#### PROVIDED MATERIAL

[start]

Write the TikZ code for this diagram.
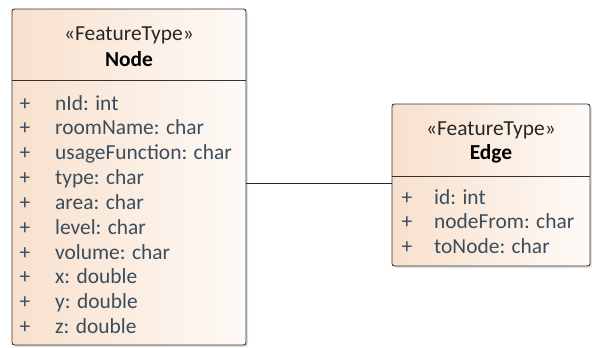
\documentclass[tikz,border=0pt]{standalone}
\usepackage{fontspec}
\setmainfont{Carlito}
\usetikzlibrary{shadows}

\definecolor{peach}{HTML}{F8E0CC}
\definecolor{paper}{HTML}{FEFAF7}
\definecolor{slate}{HTML}{3B4C5C}

\begin{document}
\begin{tikzpicture}[x=1bp,y=-1bp,
    classbox/.style={draw=black!80, line width=0.9bp, rounded corners=2.5bp,
      left color=peach, right color=paper,
      drop shadow={shadow xshift=2bp, shadow yshift=-2bp, opacity=0.25}},
    stereo/.style={anchor=base, inner sep=0, font=\fontsize{21.5}{24}\selectfont, text=black!85},
    title/.style={anchor=base, inner sep=0, font=\fontsize{21.5}{24}\selectfont\bfseries},
    attr/.style={anchor=base west, inner sep=0, font=\fontsize{21.5}{24}\selectfont, text=slate},
    plus/.style={anchor=base, inner sep=0, font=\fontsize{21.5}{24}\selectfont, text=slate}]
  \useasboundingbox (0,0) rectangle (592,347);
  % class Node
  \node[classbox, minimum width=234bp, minimum height=336bp] (node) at (129,177) {};
  \draw[black!80, line width=0.9bp] (12,80) -- (246,80);
  \node[stereo] (nodestereo) at (129,40) {«FeatureType»};
  \node[title] (nodetitle) at (129,66) {Node};
  \foreach \attr [count=\i] in {nId: int, roomName: char, usageFunction: char,
      type: char, area: char, level: char, volume: char, x: double, y: double, z: double} {
    \node[plus] (np\i) at (25,{110+24.85*(\i-1)}) {+};
    \node[attr] (na\i) at (55,{110+24.85*(\i-1)}) {\attr};
  }
  % class Edge
  \node[classbox, minimum width=198bp, minimum height=162bp] (edge) at (491,185) {};
  \draw[black!80, line width=0.9bp] (392,176) -- (590,176);
  \node[stereo] (edgestereo) at (491,135) {«FeatureType»};
  \node[title] (edgetitle) at (491,159) {Edge};
  \foreach \attr [count=\i] in {id: int, nodeFrom: char, toNode: char} {
    \node[plus] (ep\i) at (407,{204+24.85*(\i-1)}) {+};
    \node[attr] (ea\i) at (434,{204+24.85*(\i-1)}) {\attr};
  }
  % association
  \draw[black!85, line width=0.9bp] (node.east |- 0,183) -- (edge.west |- 0,183);
\end{tikzpicture}
\end{document}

[end]

#### TASK DESCRIPTION
Copy out each line word for word, please, skipping the images.

#### OUTPUT FOR THIS EXERCISE
Write the TikZ code for this diagram.
\documentclass[tikz,border=0pt]{standalone}
\usepackage{fontspec}
\setmainfont{Carlito}
\usetikzlibrary{shadows}

\definecolor{peach}{HTML}{F8E0CC}
\definecolor{paper}{HTML}{FEFAF7}
\definecolor{slate}{HTML}{3B4C5C}

\begin{document}
\begin{tikzpicture}[x=1bp,y=-1bp,
    classbox/.style={draw=black!80, line width=0.9bp, rounded corners=2.5bp,
      left color=peach, right color=paper,
      drop shadow={shadow xshift=2bp, shadow yshift=-2bp, opacity=0.25}},
    stereo/.style={anchor=base, inner sep=0, font=\fontsize{21.5}{24}\selectfont, text=black!85},
    title/.style={anchor=base, inner sep=0, font=\fontsize{21.5}{24}\selectfont\bfseries},
    attr/.style={anchor=base west, inner sep=0, font=\fontsize{21.5}{24}\selectfont, text=slate},
    plus/.style={anchor=base, inner sep=0, font=\fontsize{21.5}{24}\selectfont, text=slate}]
  \useasboundingbox (0,0) rectangle (592,347);
  % class Node
  \node[classbox, minimum width=234bp, minimum height=336bp] (node) at (129,177) {};
  \draw[black!80, line width=0.9bp] (12,80) -- (246,80);
  \node[stereo] (nodestereo) at (129,40) {«FeatureType»};
  \node[title] (nodetitle) at (129,66) {Node};
  \foreach \attr [count=\i] in {nId: int, roomName: char, usageFunction: char,
      type: char, area: char, level: char, volume: char, x: double, y: double, z: double} {
    \node[plus] (np\i) at (25,{110+24.85*(\i-1)}) {+};
    \node[attr] (na\i) at (55,{110+24.85*(\i-1)}) {\attr};
  }
  % class Edge
  \node[classbox, minimum width=198bp, minimum height=162bp] (edge) at (491,185) {};
  \draw[black!80, line width=0.9bp] (392,176) -- (590,176);
  \node[stereo] (edgestereo) at (491,135) {«FeatureType»};
  \node[title] (edgetitle) at (491,159) {Edge};
  \foreach \attr [count=\i] in {id: int, nodeFrom: char, toNode: char} {
    \node[plus] (ep\i) at (407,{204+24.85*(\i-1)}) {+};
    \node[attr] (ea\i) at (434,{204+24.85*(\i-1)}) {\attr};
  }
  % association
  \draw[black!85, line width=0.9bp] (node.east |- 0,183) -- (edge.west |- 0,183);
\end{tikzpicture}
\end{document}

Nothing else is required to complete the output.